Finance Secretary Carlos Dominguez III said Tuesday the Philippines’ solid macroeconomic fundamentals will continue to attract more foreign direct investments despite concerns of some quarters over the seemingly worsening human rights violations in the country.
Dominguez said in a news briefing there were “always two sides to the story…. You know there’s a lot of talk about this… how will it affect I am not sure,” he said.
Dominguez said a proof that the country continued to lure foreign investors was the all-time record posted by the Philippine Stock Exchange index in the past few days.
He also said Morgan Stanley recently recommended the Philippines as the top pick in Southeast Asia, given the earnings growth in the country and valuable action on infrastructure.
“The PSEi increased by 19 percent since the start of the year,” he said. Dominguez said people continued to believe and support the administration’s policies.
Dominguez also downplayed any potential impact on investors’ sentiment of the measly P1,000 budget endorsed by lawmakers for the Commission on Human Rights.
“The Senate put it back, so I don’t know what will come out in the end, but it seems that democracy is working,” he said.
“Well fortunately, we are not part of the bicam [bicameral conference committee] but the administration presented a budget of over P600 million for the CHR… You know I am really confident that the legislature will come to a rational agreement on this budget,” Dominguez said.
The European Chamber of Commerce of the Philippines expressed concern last week over the House of Representatives’ endorsement of a P1,000 budget for CHR.
ECCP president Guenter Taus said the move would not send a good message to foreign investors.
Taus said human rights was a key concern for investors and this would remain until the commission’s annual allocation was sorted out.
Opposition senators pledged to block the P1,000 budget for the CHR, which repeatedly criticized President Duterte’s bloody war on drugs.
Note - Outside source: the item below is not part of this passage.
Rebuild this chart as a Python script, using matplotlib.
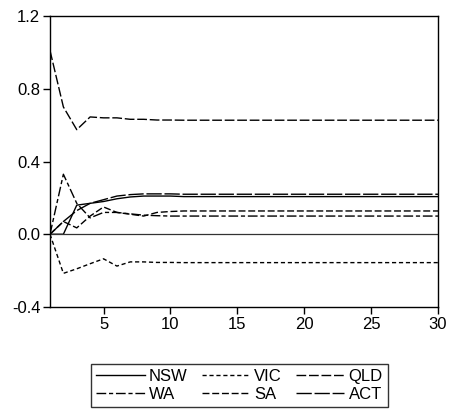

The House and the Senate are set to reconcile their respective versions of the budget before the President can sign it into law.
Budget Secretary Benjamin Diokno expressed hope that lawmakers from both chambers of Congress would resolve the budget standoff soon.
Latest data from Bangko Sentral ng Pilipinas showed that the net inflow of foreign direct investments surged 182.7 percent in June to $674 million from $238 million a year ago. However, net inflows in the first half declined 4 percent to $3.6 billion from $4.2 billion a year ago, dragged down by the 90.3-percent decrease in net equity capital to $141 million from $1.4 billion.
Equity capital infusions in the first six months came mostly from the US, Japan, Singapore, Hong Kong and Taiwan. These were invested in real estate; financial and insurance; manufacturing; electricity, gas, steam and air-conditioning supply; and wholesale and retail trade.
Bangko Sentral raised the FDI net inflow target this year to $8 billion from the previous estimate of $7 billion. Net FDI inflows reached $7.9 billion in 2016, up from $5.72 billion in 2015.